* _Dataset section_:

= = = = = = =

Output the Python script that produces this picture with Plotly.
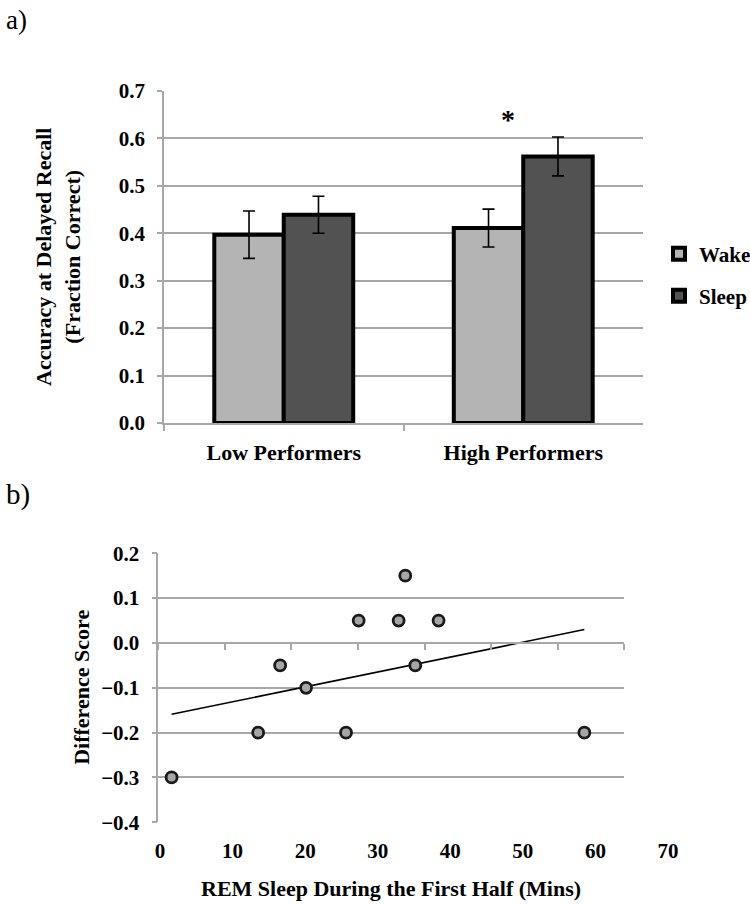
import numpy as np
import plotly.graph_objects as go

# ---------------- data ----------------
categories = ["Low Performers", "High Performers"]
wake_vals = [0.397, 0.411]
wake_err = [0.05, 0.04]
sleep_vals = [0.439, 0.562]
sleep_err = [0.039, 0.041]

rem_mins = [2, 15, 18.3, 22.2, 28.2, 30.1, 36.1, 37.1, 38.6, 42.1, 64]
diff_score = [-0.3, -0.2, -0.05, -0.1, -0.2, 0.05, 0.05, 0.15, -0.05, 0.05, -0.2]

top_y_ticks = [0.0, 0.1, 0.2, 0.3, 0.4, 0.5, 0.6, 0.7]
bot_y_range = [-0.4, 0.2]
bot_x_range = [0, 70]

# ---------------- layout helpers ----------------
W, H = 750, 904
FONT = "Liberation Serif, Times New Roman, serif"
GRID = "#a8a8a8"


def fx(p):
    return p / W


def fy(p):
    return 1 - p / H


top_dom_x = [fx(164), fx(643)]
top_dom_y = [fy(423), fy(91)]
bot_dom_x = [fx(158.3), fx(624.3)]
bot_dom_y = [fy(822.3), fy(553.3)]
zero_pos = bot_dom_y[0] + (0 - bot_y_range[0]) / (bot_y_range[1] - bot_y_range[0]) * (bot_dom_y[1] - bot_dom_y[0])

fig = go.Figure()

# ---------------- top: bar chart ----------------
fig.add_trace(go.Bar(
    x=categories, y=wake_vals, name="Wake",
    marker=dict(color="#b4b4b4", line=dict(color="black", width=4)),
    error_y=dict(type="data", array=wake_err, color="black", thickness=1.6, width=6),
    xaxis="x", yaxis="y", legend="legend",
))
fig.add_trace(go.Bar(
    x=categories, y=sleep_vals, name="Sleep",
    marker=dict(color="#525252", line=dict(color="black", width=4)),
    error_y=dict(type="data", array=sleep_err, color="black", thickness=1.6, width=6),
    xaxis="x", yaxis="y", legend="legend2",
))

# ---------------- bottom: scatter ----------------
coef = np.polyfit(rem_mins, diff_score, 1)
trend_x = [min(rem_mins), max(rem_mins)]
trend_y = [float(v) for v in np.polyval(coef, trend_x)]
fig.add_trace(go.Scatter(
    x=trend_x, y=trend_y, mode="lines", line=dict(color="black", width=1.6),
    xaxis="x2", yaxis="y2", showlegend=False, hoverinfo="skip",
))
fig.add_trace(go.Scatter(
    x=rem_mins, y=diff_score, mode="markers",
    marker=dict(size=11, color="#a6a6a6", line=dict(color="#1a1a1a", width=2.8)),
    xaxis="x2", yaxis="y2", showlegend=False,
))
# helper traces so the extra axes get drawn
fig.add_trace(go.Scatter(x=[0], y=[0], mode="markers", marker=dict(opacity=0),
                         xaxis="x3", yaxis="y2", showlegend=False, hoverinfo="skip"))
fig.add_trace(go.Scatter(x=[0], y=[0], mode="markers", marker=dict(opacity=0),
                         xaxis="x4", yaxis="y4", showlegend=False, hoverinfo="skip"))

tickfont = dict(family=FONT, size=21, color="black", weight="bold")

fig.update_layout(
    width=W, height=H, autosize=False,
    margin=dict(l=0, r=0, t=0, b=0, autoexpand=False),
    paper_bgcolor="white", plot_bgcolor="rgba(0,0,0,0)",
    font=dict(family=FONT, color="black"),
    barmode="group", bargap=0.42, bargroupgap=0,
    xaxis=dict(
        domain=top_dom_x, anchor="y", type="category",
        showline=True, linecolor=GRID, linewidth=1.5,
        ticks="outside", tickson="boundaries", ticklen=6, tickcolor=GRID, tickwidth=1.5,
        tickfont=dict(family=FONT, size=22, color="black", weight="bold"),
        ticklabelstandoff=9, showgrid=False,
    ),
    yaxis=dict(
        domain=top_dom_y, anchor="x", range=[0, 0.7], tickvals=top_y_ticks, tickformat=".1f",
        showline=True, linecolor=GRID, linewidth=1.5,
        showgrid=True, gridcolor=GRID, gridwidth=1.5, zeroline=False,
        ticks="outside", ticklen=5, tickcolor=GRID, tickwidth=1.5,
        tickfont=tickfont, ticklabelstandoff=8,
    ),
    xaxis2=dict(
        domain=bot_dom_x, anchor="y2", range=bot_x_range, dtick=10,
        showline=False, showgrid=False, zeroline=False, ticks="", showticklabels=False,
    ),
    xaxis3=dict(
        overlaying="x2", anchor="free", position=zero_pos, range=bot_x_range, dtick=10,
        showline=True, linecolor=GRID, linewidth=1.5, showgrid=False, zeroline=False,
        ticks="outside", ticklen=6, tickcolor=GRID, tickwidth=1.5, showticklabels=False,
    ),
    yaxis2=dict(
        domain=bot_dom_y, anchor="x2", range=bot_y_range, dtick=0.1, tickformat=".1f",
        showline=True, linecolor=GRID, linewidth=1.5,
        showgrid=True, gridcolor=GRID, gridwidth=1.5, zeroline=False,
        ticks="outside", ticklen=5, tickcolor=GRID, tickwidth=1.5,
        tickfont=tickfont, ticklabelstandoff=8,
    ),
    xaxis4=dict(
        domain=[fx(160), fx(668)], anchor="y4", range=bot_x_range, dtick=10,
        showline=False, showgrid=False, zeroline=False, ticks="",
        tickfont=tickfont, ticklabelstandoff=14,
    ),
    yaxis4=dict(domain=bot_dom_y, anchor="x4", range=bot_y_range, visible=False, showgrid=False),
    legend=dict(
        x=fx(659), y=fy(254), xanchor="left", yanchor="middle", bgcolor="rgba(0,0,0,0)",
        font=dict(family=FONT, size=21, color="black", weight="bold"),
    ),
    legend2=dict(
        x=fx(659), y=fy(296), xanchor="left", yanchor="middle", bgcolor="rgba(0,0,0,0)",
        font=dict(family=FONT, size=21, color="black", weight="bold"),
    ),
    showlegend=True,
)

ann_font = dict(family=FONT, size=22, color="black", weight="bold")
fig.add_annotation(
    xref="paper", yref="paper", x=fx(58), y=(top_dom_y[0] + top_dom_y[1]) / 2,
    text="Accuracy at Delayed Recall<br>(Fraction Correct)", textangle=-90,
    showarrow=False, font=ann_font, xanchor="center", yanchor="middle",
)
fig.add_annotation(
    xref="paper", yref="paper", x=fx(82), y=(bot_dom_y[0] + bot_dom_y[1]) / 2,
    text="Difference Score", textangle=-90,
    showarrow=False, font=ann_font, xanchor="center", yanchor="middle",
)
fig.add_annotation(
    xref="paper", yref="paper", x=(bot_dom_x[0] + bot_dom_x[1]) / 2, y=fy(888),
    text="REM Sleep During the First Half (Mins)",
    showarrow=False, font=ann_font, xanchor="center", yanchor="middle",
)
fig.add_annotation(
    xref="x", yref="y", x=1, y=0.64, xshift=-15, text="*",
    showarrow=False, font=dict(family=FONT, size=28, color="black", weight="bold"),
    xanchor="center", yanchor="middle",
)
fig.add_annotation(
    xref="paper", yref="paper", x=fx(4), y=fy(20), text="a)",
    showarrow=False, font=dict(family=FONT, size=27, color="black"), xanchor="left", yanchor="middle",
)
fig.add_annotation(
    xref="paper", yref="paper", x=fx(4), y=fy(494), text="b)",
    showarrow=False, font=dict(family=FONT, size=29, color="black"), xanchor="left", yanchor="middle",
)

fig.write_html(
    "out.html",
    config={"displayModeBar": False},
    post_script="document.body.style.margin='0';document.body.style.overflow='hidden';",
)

= = = = = = =

* _Objective_: Reproduce each line word for word and drop the pictures.

* _Finished task_:
Output the Python script that produces this picture with Plotly.
import numpy as np
import plotly.graph_objects as go

# ---------------- data ----------------
categories = ["Low Performers", "High Performers"]
wake_vals = [0.397, 0.411]
wake_err = [0.05, 0.04]
sleep_vals = [0.439, 0.562]
sleep_err = [0.039, 0.041]

rem_mins = [2, 15, 18.3, 22.2, 28.2, 30.1, 36.1, 37.1, 38.6, 42.1, 64]
diff_score = [-0.3, -0.2, -0.05, -0.1, -0.2, 0.05, 0.05, 0.15, -0.05, 0.05, -0.2]

top_y_ticks = [0.0, 0.1, 0.2, 0.3, 0.4, 0.5, 0.6, 0.7]
bot_y_range = [-0.4, 0.2]
bot_x_range = [0, 70]

# ---------------- layout helpers ----------------
W, H = 750, 904
FONT = "Liberation Serif, Times New Roman, serif"
GRID = "#a8a8a8"


def fx(p):
    return p / W


def fy(p):
    return 1 - p / H


top_dom_x = [fx(164), fx(643)]
top_dom_y = [fy(423), fy(91)]
bot_dom_x = [fx(158.3), fx(624.3)]
bot_dom_y = [fy(822.3), fy(553.3)]
zero_pos = bot_dom_y[0] + (0 - bot_y_range[0]) / (bot_y_range[1] - bot_y_range[0]) * (bot_dom_y[1] - bot_dom_y[0])

fig = go.Figure()

# ---------------- top: bar chart ----------------
fig.add_trace(go.Bar(
    x=categories, y=wake_vals, name="Wake",
    marker=dict(color="#b4b4b4", line=dict(color="black", width=4)),
    error_y=dict(type="data", array=wake_err, color="black", thickness=1.6, width=6),
    xaxis="x", yaxis="y", legend="legend",
))
fig.add_trace(go.Bar(
    x=categories, y=sleep_vals, name="Sleep",
    marker=dict(color="#525252", line=dict(color="black", width=4)),
    error_y=dict(type="data", array=sleep_err, color="black", thickness=1.6, width=6),
    xaxis="x", yaxis="y", legend="legend2",
))

# ---------------- bottom: scatter ----------------
coef = np.polyfit(rem_mins, diff_score, 1)
trend_x = [min(rem_mins), max(rem_mins)]
trend_y = [float(v) for v in np.polyval(coef, trend_x)]
fig.add_trace(go.Scatter(
    x=trend_x, y=trend_y, mode="lines", line=dict(color="black", width=1.6),
    xaxis="x2", yaxis="y2", showlegend=False, hoverinfo="skip",
))
fig.add_trace(go.Scatter(
    x=rem_mins, y=diff_score, mode="markers",
    marker=dict(size=11, color="#a6a6a6", line=dict(color="#1a1a1a", width=2.8)),
    xaxis="x2", yaxis="y2", showlegend=False,
))
# helper traces so the extra axes get drawn
fig.add_trace(go.Scatter(x=[0], y=[0], mode="markers", marker=dict(opacity=0),
                         xaxis="x3", yaxis="y2", showlegend=False, hoverinfo="skip"))
fig.add_trace(go.Scatter(x=[0], y=[0], mode="markers", marker=dict(opacity=0),
                         xaxis="x4", yaxis="y4", showlegend=False, hoverinfo="skip"))

tickfont = dict(family=FONT, size=21, color="black", weight="bold")

fig.update_layout(
    width=W, height=H, autosize=False,
    margin=dict(l=0, r=0, t=0, b=0, autoexpand=False),
    paper_bgcolor="white", plot_bgcolor="rgba(0,0,0,0)",
    font=dict(family=FONT, color="black"),
    barmode="group", bargap=0.42, bargroupgap=0,
    xaxis=dict(
        domain=top_dom_x, anchor="y", type="category",
        showline=True, linecolor=GRID, linewidth=1.5,
        ticks="outside", tickson="boundaries", ticklen=6, tickcolor=GRID, tickwidth=1.5,
        tickfont=dict(family=FONT, size=22, color="black", weight="bold"),
        ticklabelstandoff=9, showgrid=False,
    ),
    yaxis=dict(
        domain=top_dom_y, anchor="x", range=[0, 0.7], tickvals=top_y_ticks, tickformat=".1f",
        showline=True, linecolor=GRID, linewidth=1.5,
        showgrid=True, gridcolor=GRID, gridwidth=1.5, zeroline=False,
        ticks="outside", ticklen=5, tickcolor=GRID, tickwidth=1.5,
        tickfont=tickfont, ticklabelstandoff=8,
    ),
    xaxis2=dict(
        domain=bot_dom_x, anchor="y2", range=bot_x_range, dtick=10,
        showline=False, showgrid=False, zeroline=False, ticks="", showticklabels=False,
    ),
    xaxis3=dict(
        overlaying="x2", anchor="free", position=zero_pos, range=bot_x_range, dtick=10,
        showline=True, linecolor=GRID, linewidth=1.5, showgrid=False, zeroline=False,
        ticks="outside", ticklen=6, tickcolor=GRID, tickwidth=1.5, showticklabels=False,
    ),
    yaxis2=dict(
        domain=bot_dom_y, anchor="x2", range=bot_y_range, dtick=0.1, tickformat=".1f",
        showline=True, linecolor=GRID, linewidth=1.5,
        showgrid=True, gridcolor=GRID, gridwidth=1.5, zeroline=False,
        ticks="outside", ticklen=5, tickcolor=GRID, tickwidth=1.5,
        tickfont=tickfont, ticklabelstandoff=8,
    ),
    xaxis4=dict(
        domain=[fx(160), fx(668)], anchor="y4", range=bot_x_range, dtick=10,
        showline=False, showgrid=False, zeroline=False, ticks="",
        tickfont=tickfont, ticklabelstandoff=14,
    ),
    yaxis4=dict(domain=bot_dom_y, anchor="x4", range=bot_y_range, visible=False, showgrid=False),
    legend=dict(
        x=fx(659), y=fy(254), xanchor="left", yanchor="middle", bgcolor="rgba(0,0,0,0)",
        font=dict(family=FONT, size=21, color="black", weight="bold"),
    ),
    legend2=dict(
        x=fx(659), y=fy(296), xanchor="left", yanchor="middle", bgcolor="rgba(0,0,0,0)",
        font=dict(family=FONT, size=21, color="black", weight="bold"),
    ),
    showlegend=True,
)

ann_font = dict(family=FONT, size=22, color="black", weight="bold")
fig.add_annotation(
    xref="paper", yref="paper", x=fx(58), y=(top_dom_y[0] + top_dom_y[1]) / 2,
    text="Accuracy at Delayed Recall<br>(Fraction Correct)", textangle=-90,
    showarrow=False, font=ann_font, xanchor="center", yanchor="middle",
)
fig.add_annotation(
    xref="paper", yref="paper", x=fx(82), y=(bot_dom_y[0] + bot_dom_y[1]) / 2,
    text="Difference Score", textangle=-90,
    showarrow=False, font=ann_font, xanchor="center", yanchor="middle",
)
fig.add_annotation(
    xref="paper", yref="paper", x=(bot_dom_x[0] + bot_dom_x[1]) / 2, y=fy(888),
    text="REM Sleep During the First Half (Mins)",
    showarrow=False, font=ann_font, xanchor="center", yanchor="middle",
)
fig.add_annotation(
    xref="x", yref="y", x=1, y=0.64, xshift=-15, text="*",
    showarrow=False, font=dict(family=FONT, size=28, color="black", weight="bold"),
    xanchor="center", yanchor="middle",
)
fig.add_annotation(
    xref="paper", yref="paper", x=fx(4), y=fy(20), text="a)",
    showarrow=False, font=dict(family=FONT, size=27, color="black"), xanchor="left", yanchor="middle",
)
fig.add_annotation(
    xref="paper", yref="paper", x=fx(4), y=fy(494), text="b)",
    showarrow=False, font=dict(family=FONT, size=29, color="black"), xanchor="left", yanchor="middle",
)

fig.write_html(
    "out.html",
    config={"displayModeBar": False},
    post_script="document.body.style.margin='0';document.body.style.overflow='hidden';",
)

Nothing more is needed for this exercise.